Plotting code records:
/---
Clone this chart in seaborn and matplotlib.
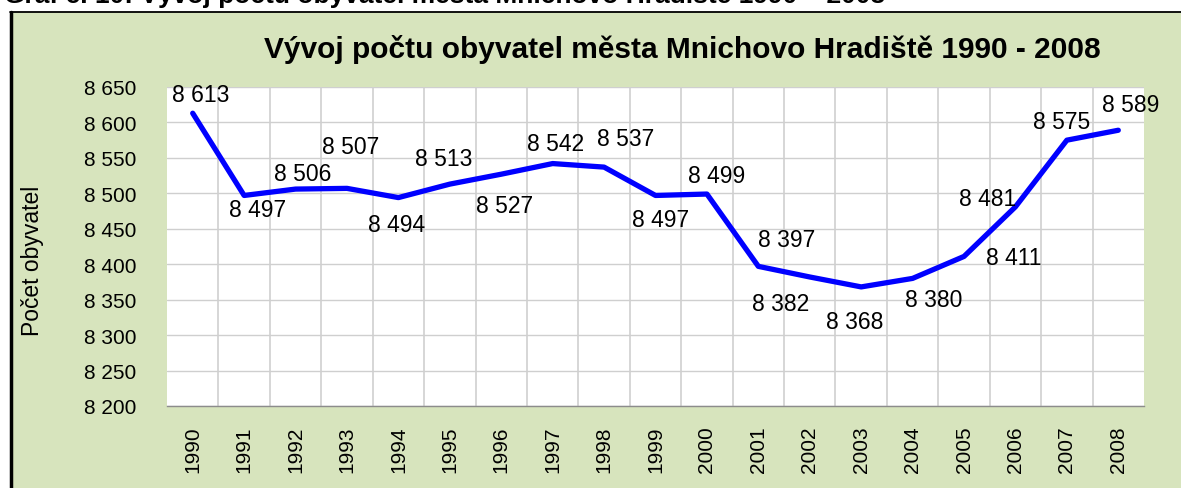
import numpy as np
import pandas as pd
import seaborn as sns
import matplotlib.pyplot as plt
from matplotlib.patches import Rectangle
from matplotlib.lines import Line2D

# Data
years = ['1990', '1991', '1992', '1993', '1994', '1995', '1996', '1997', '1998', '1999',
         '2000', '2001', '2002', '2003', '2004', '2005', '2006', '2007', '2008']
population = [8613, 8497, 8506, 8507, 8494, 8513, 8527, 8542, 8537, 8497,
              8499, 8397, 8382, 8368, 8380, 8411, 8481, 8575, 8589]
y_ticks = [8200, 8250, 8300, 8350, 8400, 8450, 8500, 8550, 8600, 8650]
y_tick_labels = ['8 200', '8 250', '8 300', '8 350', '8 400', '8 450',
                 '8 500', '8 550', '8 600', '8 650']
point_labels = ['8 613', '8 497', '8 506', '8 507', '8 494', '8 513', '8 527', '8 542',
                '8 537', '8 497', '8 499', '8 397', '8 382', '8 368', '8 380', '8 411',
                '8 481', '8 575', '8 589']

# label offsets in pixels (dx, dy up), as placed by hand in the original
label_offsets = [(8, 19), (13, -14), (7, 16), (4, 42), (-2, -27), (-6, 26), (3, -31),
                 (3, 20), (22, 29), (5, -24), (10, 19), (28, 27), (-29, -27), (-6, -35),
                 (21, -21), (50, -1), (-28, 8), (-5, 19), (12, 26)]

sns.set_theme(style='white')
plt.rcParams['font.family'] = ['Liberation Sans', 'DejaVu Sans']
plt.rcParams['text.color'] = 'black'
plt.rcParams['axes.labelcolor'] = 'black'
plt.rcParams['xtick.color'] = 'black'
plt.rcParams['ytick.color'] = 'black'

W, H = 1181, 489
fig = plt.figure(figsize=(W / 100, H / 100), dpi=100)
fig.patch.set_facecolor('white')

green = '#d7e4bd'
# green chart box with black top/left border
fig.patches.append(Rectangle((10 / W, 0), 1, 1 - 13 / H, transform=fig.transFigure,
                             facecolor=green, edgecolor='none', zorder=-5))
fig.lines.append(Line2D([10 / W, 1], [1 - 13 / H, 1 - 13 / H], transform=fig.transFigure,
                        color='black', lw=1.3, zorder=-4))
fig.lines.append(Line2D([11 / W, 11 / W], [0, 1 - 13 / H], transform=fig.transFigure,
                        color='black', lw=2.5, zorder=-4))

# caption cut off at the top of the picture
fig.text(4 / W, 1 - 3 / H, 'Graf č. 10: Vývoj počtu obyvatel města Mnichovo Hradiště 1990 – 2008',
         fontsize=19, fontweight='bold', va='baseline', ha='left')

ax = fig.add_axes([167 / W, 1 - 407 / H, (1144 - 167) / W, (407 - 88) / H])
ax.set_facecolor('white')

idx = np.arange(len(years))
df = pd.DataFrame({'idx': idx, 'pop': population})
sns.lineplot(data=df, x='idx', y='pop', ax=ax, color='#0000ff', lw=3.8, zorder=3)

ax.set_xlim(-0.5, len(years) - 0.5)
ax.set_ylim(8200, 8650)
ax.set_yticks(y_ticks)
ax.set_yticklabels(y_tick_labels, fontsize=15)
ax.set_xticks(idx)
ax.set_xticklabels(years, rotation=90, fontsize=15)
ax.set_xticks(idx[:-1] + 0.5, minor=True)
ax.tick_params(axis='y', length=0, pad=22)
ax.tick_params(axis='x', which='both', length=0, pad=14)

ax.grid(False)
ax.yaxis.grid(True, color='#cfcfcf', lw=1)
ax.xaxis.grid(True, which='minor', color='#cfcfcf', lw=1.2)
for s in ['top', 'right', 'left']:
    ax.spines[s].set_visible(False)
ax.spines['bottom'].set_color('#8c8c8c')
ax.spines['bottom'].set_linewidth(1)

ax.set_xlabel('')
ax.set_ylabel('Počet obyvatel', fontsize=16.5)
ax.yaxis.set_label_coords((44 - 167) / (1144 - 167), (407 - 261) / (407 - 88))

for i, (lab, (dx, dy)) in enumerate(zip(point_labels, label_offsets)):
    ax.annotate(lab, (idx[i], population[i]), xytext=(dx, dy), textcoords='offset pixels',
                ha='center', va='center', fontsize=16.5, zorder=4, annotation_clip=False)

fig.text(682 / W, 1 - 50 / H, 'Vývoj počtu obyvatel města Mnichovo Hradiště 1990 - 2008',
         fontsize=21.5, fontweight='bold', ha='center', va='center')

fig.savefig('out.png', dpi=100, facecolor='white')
\---
/---
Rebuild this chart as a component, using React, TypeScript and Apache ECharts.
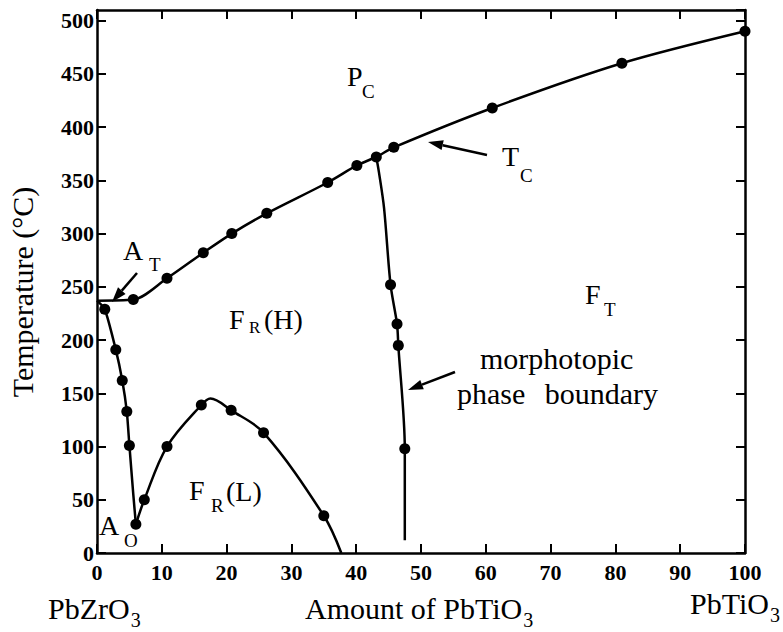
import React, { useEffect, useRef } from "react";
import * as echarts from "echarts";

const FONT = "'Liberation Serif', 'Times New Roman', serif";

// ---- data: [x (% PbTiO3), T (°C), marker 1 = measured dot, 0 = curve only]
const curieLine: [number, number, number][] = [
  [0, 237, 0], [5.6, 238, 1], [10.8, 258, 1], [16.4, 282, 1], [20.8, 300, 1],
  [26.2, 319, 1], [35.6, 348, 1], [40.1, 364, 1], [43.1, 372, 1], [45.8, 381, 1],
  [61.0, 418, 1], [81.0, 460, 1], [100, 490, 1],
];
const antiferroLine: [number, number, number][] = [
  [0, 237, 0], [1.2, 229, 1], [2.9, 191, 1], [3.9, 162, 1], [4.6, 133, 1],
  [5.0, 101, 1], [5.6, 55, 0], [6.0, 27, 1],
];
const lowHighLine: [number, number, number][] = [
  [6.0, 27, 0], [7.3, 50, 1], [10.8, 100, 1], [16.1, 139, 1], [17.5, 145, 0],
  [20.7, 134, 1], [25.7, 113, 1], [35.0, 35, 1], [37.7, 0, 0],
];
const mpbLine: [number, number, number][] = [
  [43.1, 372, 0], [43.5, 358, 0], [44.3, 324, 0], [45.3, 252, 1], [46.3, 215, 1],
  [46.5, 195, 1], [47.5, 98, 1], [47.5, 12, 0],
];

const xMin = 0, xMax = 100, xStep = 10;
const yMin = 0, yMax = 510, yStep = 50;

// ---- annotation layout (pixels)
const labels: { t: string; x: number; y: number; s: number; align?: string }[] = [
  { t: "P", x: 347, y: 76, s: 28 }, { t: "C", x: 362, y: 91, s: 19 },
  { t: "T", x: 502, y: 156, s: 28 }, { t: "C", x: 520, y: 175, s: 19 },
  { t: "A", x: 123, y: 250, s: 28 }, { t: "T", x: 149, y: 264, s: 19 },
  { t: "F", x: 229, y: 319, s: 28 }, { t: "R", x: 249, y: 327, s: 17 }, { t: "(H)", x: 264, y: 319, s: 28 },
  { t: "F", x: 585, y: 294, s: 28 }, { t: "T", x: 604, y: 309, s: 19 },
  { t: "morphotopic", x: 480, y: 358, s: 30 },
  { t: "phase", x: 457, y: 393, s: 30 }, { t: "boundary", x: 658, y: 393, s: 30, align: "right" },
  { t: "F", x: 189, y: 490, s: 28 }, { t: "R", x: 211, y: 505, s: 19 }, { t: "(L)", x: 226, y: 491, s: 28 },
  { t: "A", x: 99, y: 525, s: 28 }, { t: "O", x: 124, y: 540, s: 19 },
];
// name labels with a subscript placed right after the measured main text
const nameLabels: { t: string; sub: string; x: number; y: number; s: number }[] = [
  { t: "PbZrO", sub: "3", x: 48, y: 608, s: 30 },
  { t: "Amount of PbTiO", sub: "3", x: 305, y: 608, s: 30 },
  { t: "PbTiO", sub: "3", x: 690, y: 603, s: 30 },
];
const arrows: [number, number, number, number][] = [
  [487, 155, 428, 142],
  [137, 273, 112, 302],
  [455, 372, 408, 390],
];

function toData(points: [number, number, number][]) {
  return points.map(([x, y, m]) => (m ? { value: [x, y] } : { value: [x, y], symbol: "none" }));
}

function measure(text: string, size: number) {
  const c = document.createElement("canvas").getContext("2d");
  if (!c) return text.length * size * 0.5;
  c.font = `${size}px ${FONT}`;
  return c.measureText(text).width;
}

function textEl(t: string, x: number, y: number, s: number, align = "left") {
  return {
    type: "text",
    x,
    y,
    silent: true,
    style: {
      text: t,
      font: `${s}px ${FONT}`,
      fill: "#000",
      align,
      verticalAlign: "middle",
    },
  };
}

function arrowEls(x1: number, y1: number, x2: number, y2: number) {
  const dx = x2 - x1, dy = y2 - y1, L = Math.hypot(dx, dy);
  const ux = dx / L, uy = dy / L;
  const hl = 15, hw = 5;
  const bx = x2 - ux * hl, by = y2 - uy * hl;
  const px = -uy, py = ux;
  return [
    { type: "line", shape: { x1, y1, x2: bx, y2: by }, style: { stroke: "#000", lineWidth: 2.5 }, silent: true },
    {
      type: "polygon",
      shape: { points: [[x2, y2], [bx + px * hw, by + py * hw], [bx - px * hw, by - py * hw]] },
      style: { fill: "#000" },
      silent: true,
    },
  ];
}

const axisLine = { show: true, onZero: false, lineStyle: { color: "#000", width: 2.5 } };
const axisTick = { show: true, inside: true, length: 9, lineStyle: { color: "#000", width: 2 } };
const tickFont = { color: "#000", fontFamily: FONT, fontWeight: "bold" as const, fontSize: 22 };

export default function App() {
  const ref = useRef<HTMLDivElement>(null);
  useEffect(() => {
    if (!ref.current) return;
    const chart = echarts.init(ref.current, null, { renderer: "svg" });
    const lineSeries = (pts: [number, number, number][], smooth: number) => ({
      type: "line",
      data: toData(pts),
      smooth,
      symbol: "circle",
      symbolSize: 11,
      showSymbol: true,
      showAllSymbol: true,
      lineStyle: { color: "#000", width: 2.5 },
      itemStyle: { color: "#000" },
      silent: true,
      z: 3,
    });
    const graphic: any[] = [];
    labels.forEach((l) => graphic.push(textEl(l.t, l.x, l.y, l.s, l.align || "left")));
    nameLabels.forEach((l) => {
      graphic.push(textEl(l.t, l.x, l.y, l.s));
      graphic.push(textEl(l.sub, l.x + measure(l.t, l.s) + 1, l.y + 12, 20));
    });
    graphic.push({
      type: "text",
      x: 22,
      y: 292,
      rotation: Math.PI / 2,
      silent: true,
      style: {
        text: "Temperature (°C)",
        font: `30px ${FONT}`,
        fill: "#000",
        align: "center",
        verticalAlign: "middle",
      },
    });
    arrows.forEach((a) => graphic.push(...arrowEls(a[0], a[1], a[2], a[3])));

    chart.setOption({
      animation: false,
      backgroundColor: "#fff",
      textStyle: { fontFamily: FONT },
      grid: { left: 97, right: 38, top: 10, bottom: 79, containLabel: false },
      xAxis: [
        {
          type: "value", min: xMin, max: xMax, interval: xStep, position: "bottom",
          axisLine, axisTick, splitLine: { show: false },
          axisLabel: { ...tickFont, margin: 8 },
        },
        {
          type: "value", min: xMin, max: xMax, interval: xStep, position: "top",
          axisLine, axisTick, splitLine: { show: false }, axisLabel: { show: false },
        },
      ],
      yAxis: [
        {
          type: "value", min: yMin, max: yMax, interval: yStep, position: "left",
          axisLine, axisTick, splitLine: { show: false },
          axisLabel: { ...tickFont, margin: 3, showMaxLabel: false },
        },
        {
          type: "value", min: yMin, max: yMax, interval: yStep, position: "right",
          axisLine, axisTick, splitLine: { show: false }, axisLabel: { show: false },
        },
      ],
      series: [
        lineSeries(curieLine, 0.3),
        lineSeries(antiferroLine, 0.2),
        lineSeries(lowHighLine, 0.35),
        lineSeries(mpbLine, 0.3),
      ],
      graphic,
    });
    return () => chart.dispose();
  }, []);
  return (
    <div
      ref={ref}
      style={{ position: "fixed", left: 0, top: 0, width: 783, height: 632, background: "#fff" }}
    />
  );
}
\---
### GIVEN INSTRUCTION
Leave the pictures out and print, exactly as written, every line from the one holding "Rebuild this chart" down to the one holding "Serif', 'Times New", both of those included.

### RESULT
Rebuild this chart as a component, using React, TypeScript and Apache ECharts.
import React, { useEffect, useRef } from "react";
import * as echarts from "echarts";

const FONT = "'Liberation Serif', 'Times New Roman', serif";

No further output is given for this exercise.